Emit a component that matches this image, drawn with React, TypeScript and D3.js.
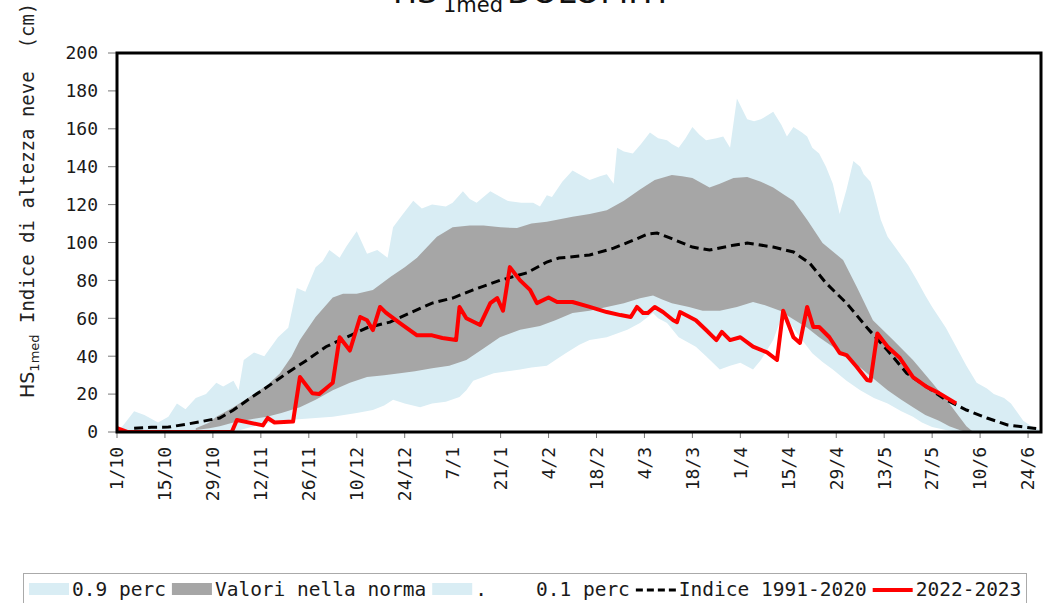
* * *
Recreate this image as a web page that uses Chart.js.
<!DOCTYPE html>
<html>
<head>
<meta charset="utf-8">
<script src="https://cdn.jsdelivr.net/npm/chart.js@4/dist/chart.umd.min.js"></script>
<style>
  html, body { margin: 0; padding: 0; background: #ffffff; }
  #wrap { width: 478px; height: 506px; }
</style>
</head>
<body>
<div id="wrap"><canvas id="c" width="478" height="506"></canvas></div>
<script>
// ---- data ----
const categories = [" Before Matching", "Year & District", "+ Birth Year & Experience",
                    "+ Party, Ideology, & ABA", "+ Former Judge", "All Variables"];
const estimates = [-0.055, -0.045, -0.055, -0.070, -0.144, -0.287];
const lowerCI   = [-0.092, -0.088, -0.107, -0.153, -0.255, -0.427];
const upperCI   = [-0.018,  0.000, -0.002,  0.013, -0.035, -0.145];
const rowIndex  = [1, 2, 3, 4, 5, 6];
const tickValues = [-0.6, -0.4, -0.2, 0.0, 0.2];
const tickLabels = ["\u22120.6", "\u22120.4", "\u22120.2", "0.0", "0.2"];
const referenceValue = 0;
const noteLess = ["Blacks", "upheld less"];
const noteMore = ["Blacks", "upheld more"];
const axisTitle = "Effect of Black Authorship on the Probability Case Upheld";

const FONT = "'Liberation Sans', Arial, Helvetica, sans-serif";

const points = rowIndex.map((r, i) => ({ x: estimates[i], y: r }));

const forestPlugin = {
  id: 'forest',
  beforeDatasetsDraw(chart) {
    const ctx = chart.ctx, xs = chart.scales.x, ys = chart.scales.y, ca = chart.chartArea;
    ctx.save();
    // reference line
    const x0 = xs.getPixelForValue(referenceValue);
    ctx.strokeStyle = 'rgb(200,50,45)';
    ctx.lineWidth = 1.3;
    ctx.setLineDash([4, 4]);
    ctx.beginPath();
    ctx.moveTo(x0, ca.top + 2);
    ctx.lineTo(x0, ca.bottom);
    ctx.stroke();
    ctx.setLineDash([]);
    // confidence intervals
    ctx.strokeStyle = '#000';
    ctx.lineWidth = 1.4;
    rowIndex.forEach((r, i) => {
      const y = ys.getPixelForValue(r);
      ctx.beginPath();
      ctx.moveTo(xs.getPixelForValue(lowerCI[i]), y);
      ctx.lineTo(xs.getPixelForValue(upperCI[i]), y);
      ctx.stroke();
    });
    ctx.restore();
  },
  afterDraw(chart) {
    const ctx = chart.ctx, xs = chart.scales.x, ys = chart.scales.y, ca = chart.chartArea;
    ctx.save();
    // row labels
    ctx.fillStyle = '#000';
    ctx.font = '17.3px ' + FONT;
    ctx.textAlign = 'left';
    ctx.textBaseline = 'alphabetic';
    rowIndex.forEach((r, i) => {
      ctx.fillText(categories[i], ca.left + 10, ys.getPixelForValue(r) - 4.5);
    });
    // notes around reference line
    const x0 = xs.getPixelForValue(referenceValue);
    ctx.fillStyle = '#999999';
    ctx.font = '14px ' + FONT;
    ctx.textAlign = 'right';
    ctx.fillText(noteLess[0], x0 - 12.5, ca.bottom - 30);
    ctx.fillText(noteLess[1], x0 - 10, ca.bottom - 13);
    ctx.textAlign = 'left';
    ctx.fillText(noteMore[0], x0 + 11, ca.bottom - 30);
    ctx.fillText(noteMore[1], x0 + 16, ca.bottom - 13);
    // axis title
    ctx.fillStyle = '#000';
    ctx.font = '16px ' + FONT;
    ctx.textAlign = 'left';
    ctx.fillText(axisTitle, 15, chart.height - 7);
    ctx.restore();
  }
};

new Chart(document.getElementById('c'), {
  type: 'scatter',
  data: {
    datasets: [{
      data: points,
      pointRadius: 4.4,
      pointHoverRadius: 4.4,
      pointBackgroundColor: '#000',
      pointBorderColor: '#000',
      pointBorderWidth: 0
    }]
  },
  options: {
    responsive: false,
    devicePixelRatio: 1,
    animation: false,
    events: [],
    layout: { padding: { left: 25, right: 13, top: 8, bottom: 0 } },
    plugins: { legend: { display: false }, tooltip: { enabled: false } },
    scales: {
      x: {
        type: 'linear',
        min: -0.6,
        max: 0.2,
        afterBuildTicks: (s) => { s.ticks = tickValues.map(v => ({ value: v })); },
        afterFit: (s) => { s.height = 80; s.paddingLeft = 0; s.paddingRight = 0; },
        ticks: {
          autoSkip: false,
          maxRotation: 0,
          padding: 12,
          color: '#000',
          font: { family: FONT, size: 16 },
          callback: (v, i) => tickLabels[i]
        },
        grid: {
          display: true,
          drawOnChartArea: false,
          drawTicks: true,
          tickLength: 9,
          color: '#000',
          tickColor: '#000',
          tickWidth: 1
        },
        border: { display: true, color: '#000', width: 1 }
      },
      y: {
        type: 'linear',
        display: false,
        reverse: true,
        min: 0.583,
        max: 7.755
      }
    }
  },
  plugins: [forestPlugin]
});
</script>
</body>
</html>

--- EXERCISE PROMPT ---
Repeat exactly the lines from the one containing "Recreate this image" to the one containing "const points = rowIndex.map((r, i)", both lines included, and nothing else.

--- SOLUTION ---
Recreate this image as a web page that uses Chart.js.
<!DOCTYPE html>
<html>
<head>
<meta charset="utf-8">
<script src="https://cdn.jsdelivr.net/npm/chart.js@4/dist/chart.umd.min.js"></script>
<style>
  html, body { margin: 0; padding: 0; background: #ffffff; }
  #wrap { width: 478px; height: 506px; }
</style>
</head>
<body>
<div id="wrap"><canvas id="c" width="478" height="506"></canvas></div>
<script>
// ---- data ----
const categories = [" Before Matching", "Year & District", "+ Birth Year & Experience",
                    "+ Party, Ideology, & ABA", "+ Former Judge", "All Variables"];
const estimates = [-0.055, -0.045, -0.055, -0.070, -0.144, -0.287];
const lowerCI   = [-0.092, -0.088, -0.107, -0.153, -0.255, -0.427];
const upperCI   = [-0.018,  0.000, -0.002,  0.013, -0.035, -0.145];
const rowIndex  = [1, 2, 3, 4, 5, 6];
const tickValues = [-0.6, -0.4, -0.2, 0.0, 0.2];
const tickLabels = ["\u22120.6", "\u22120.4", "\u22120.2", "0.0", "0.2"];
const referenceValue = 0;
const noteLess = ["Blacks", "upheld less"];
const noteMore = ["Blacks", "upheld more"];
const axisTitle = "Effect of Black Authorship on the Probability Case Upheld";

const FONT = "'Liberation Sans', Arial, Helvetica, sans-serif";

const points = rowIndex.map((r, i) => ({ x: estimates[i], y: r }));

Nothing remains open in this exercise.